Besides Pogorzelski’s expert camerawork of the house, he also creates several bone-chilling shots. There’s one point in the film where the camera lingers on a shot for about a minute, and depending on where you’re looking on the screen, it might take you a few seconds to catch what’s there. But, once you see it, you can’t take your eyes off of it because you’re left sitting still to see what happens. It’s a quiet scene that’s not ruined by any jump-scare music stings, but instead relies on the atmosphere and framing of the image to scare you.
Thanks to the production design by Grace Yun and art direction by Richard T. Olson, the film’s concept of isolation is reflected in the layout of the house.

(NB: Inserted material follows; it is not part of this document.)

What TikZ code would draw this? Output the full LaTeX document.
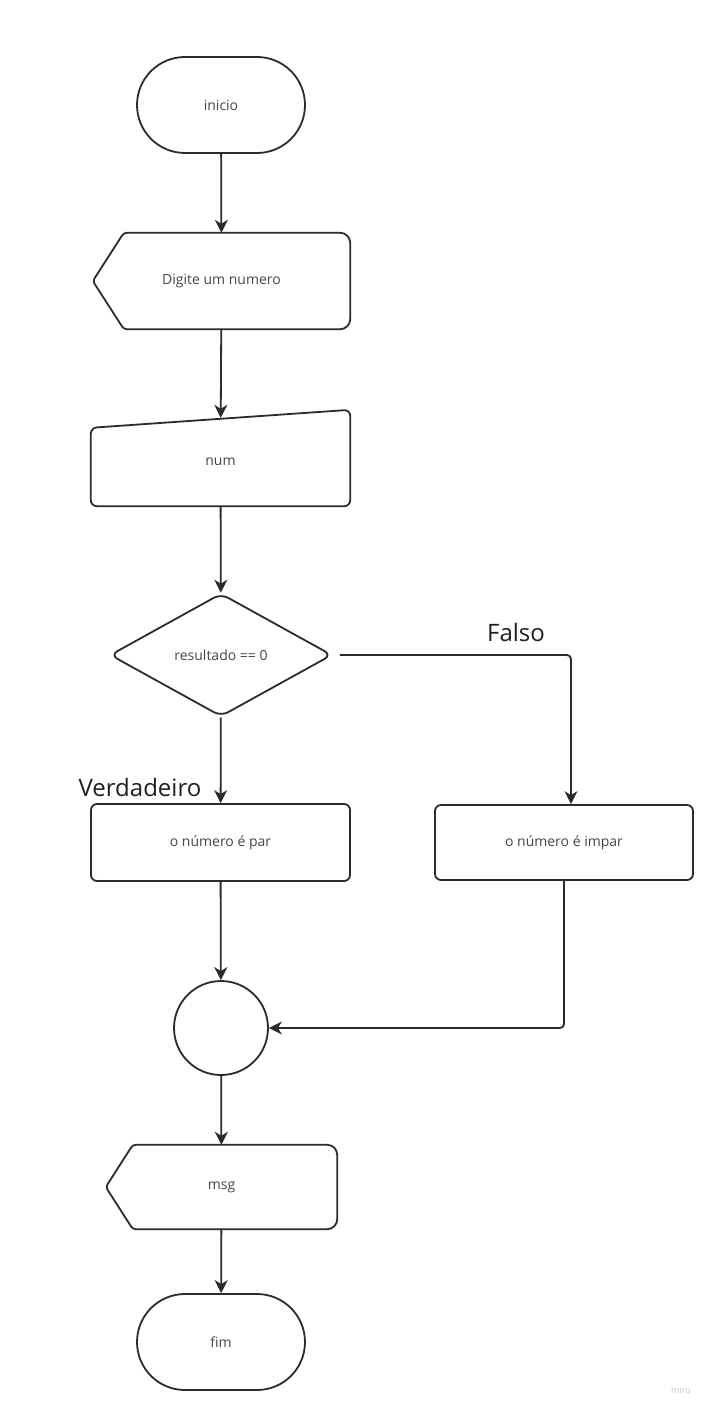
\documentclass[tikz,border=0pt]{standalone}
\usepackage{fontspec}
\setmainfont{Open Sans}
\usetikzlibrary{arrows.meta,positioning,calc,shapes.geometric,shapes.misc}
\definecolor{traco}{HTML}{2B2B2B}
\definecolor{texto}{HTML}{454545}
\tikzset{
  lin/.style={draw=traco,line width=1.8pt},
  seta/.style={lin,-{Stealth[length=13pt,width=13pt,inset=4pt]}},
  term/.style={rounded rectangle,lin,minimum width=168,minimum height=96,inner sep=0pt},
  caixa/.style={rectangle,rounded corners=6,lin,minimum width=259,minimum height=77},
  grande/.style={font=\fontsize{24}{28}\selectfont,text=black!88},
}
\begin{document}
\begin{tikzpicture}[x=1pt,y=-1pt,font=\fontsize{14}{17}\selectfont,text=texto]
  \useasboundingbox (0,0) rectangle (708,1410);
  % blocos
  \node[term] (inicio) at (221,105) {inicio};
  \node[minimum width=257,minimum height=96] (digite) at (221.5,281) {Digite um numero};
  \node[minimum width=259,minimum height=88] (num) at (220.5,462) {num};
  \node[diamond,lin,aspect=1.82,minimum width=222,minimum height=123,inner sep=0pt,
    rounded corners=8] (teste) at (221,655) {resultado == 0};
  \node[caixa] (par) at (220.5,842.5) {o número é par};
  \node[caixa,minimum width=258,minimum height=75] (impar) at (564,842.5) {o número é impar};
  \node[circle,lin,minimum size=94,inner sep=0pt] (junta) at (221,1028) {};
  \node[minimum width=231,minimum height=84] (msg) at (221.5,1187) {msg};
  \node[term] (fim) at (221,1342) {fim};
  % contornos de saida e entrada manual
  \foreach \n/\d in {digite/31,msg/27}
    \draw[lin,rounded corners=3] (\n.west) -- ([xshift=\d]\n.north west)
      [rounded corners=10] -- (\n.north east) -- (\n.south east)
      [rounded corners=3] -- ([xshift=\d]\n.south west) -- cycle;
  \draw[lin,rounded corners=6] ([yshift=-10]num.north west) -- ([yshift=8]num.north east)
    -- (num.south east) -- (num.south west) -- cycle;
  % rotulos
  \node[grande] (verd) at (140,787) {Verdadeiro};
  \node[grande] (falso) at (516,632) {Falso};
  \node[font=\fontsize{9}{10}\selectfont,text=black!22] (marca) at (681,1390) {miro};
  % setas
  \draw[seta] (inicio) -- (digite);
  \draw[seta] (digite) -- (num);
  \draw[seta] (num) -- (teste);
  \draw[seta] (teste) -- (par);
  \draw[seta,rounded corners=4,shorten <=7pt] (teste.east) -| ([xshift=7]impar.north);
  \draw[seta] (par) -- (junta);
  \draw[seta,rounded corners=4] (impar.south) |- (junta.east);
  \draw[seta] (junta) -- (msg);
  \draw[seta] (msg) -- (fim);
\end{tikzpicture}
\end{document}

The house has considerable space to it, and because it’s only being occupied by four people, there’s a lot of emptiness within that space, resulting in the vastness of the isolated indoor space reflecting the vastness of the isolated outdoor space.

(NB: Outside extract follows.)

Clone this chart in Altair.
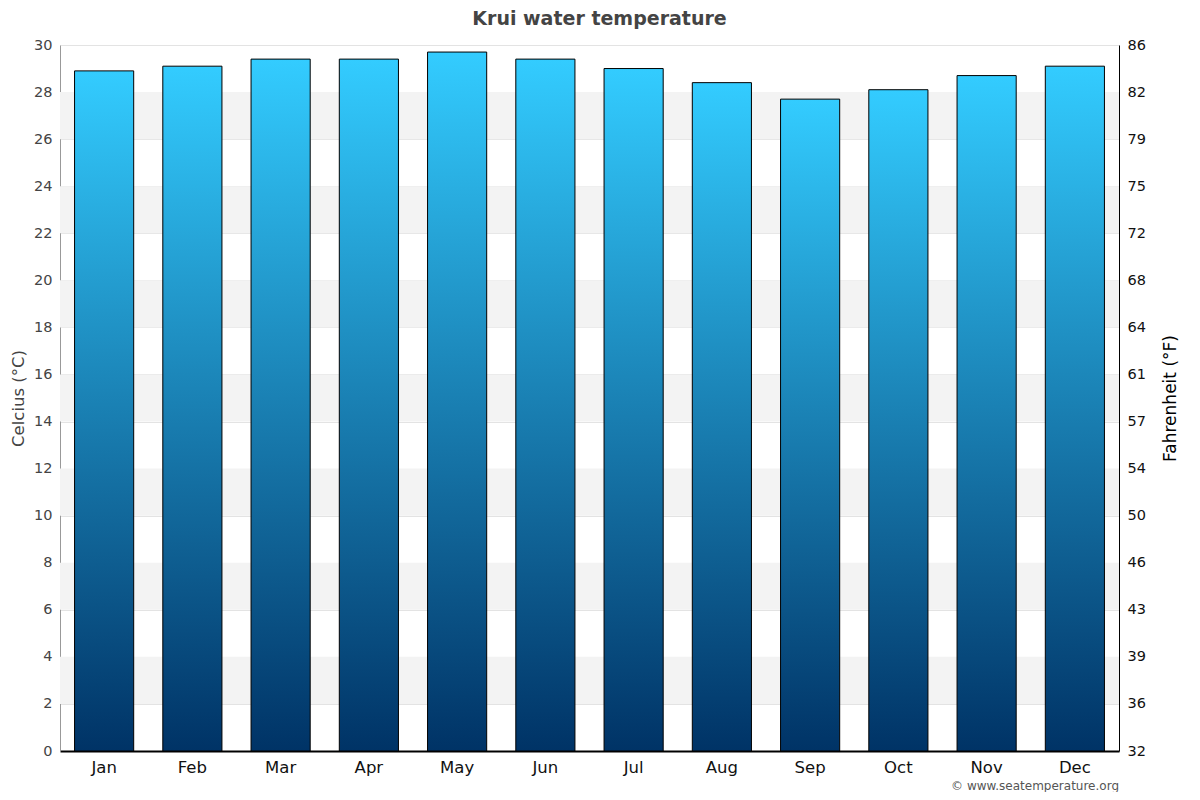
import altair as alt
import pandas as pd

months = ["Jan", "Feb", "Mar", "Apr", "May", "Jun", "Jul", "Aug", "Sep", "Oct", "Nov", "Dec"]
celsius = [28.9, 29.1, 29.4, 29.4, 29.7, 29.4, 29.0, 28.4, 27.7, 28.1, 28.7, 29.1]
c_ticks = list(range(0, 31, 2))
f_labels = ["32", "36", "39", "43", "46", "50", "54", "57", "61", "64", "68", "72", "75", "79", "82", "86"]
band_lo = [2, 6, 10, 14, 18, 22, 26]
band_hi = [4, 8, 12, 16, 20, 24, 28]

W, H = 1059, 706

df = pd.DataFrame({"month": months, "temp": celsius})
bands = pd.DataFrame({"lo": band_lo, "hi": band_hi})

yscale = alt.Scale(domain=[0, 30], nice=False, zero=True)

band_layer = alt.Chart(bands).mark_rect(color="#f3f3f3").encode(
    x=alt.value(0),
    x2=alt.value(W),
    y=alt.Y("lo:Q", scale=yscale, axis=None),
    y2="hi:Q",
)

gradient = alt.Gradient(
    gradient="linear",
    stops=[
        alt.GradientStop(color="#003366", offset=0),
        alt.GradientStop(color="#33ccff", offset=1),
    ],
    x1=0, x2=0, y1=1, y2=0,
)

bars = alt.Chart(df).mark_bar(fill=gradient, stroke="#000000", strokeWidth=1).encode(
    x=alt.X(
        "month:N",
        sort=months,
        scale=alt.Scale(paddingInner=0.33, paddingOuter=0.165),
        axis=alt.Axis(
            title=None, labelAngle=0, labelFontSize=16.5, labelColor="#111111",
            domainColor="#000000", domainWidth=2, ticks=False, labelPadding=8,
        ),
    ),
    y=alt.Y(
        "temp:Q",
        scale=yscale,
        axis=alt.Axis(
            title="Celcius (°C)", titleColor="#444444", titleFontSize=16.5,
            titleFontWeight="normal", titlePadding=7,
            values=c_ticks, labelColor="#444444", labelFontSize=14.5,
            grid=True, gridColor="#e3e3e3", domainColor="#999999",
            ticks=False, labelPadding=8,
        ),
    ),
)

label_expr = "[" + ",".join("'" + s + "'" for s in f_labels) + "][round(datum.value/2)]"

right_axis = alt.Chart(df).mark_bar(opacity=0).encode(
    x=alt.X("month:N", sort=months),
    y=alt.Y(
        "temp:Q",
        scale=yscale,
        axis=alt.Axis(
            orient="right", title="Fahrenheit (°F)", titleColor="#000000",
            titleFontSize=17, titleFontWeight="normal", titleAngle=270, titlePadding=34,
            values=c_ticks, labelExpr=label_expr, labelColor="#111111",
            labelFontSize=14.5, grid=False, domainColor="#000000", ticks=False,
            labelPadding=8,
        ),
    ),
)

credit = alt.Chart(pd.DataFrame({"t": ["© www.seatemperature.org"]})).mark_text(
    align="right", baseline="middle", fontSize=12, color="#555555"
).encode(
    text="t:N",
    x=alt.value(W),
    y=alt.value(H + 35),
)

chart = (
    alt.layer(band_layer, bars, right_axis, credit)
    .resolve_scale(y="shared")
    .resolve_axis(y="independent")
    .properties(
        width=W,
        height=H,
        autosize=alt.AutoSizeParams(type="none"),
        padding={"left": 52, "top": 37, "right": 73, "bottom": 41},
        title=alt.TitleParams(
            "Krui water temperature", fontSize=19, fontWeight="bold",
            color="#444444", anchor="middle", dx=10, offset=8,
        ),
    )
    .configure(font="DejaVu Sans")
    .configure_view(stroke=None)
)

chart.save("out.html", embed_options={"renderer": "svg", "actions": False})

The screenplay by Astor takes a set-up that we’ve seen before, but constructs his own story around it. He explores the negative things that we may inherit from our family, how families handle tragedies, and the impacts that previous generations within a family can have on the newer ones, all of which create a heartbreaking, fascinating, and devastating examination of a family who’s experiencing unspeakable horrors, both real-life and supernatural, and intertwines them to hard-hitting effect. As with other horror films from A24, this is a movie that presents several ideas and explores them in a such a way that prompts deep discussions after the movie’s over.
Going back to the theme of isolation in regard to the screenplay, it seems to be a common concept throughout many of A24’s horror films, where they use a small cast of characters and explore the impact that they have on each other, all while being confined to one location for most of the movie. We’ve seen this in “It Comes at Night,” “The Blackcoat’s Daughter,” “The Monster,” “The Witch,” and even their sci-fi thriller “Ex Machina,” which itself has a some horror elements.
As a director, Astor does all that he can to get the fullest feeling of dread throughout the movie. Although the film is frightening as a whole, the last 10 minutes rendered me immobile and numb, and it might have even taken me a few seconds to regain the feeling in my legs when I stood up from my seat after the movie was over; I’m not sure if a horror movie has ever had that effect on me. Astor uses every technical aspect of the movie to create one of the most-memorable horror experiences in recent years, and when it’s mixed with the rawness of the acting that he extracts from Collette, it makes for two hours of complete terror that you can’t miss.
A24 continues their impressive track record when it comes to horror movies because they know how to scare and challenge you at the same, and Astor’s achievement isn’t any different. I guess you can say that, between this and A24’s other accomplished films in the horror genre, that trait is hereditary.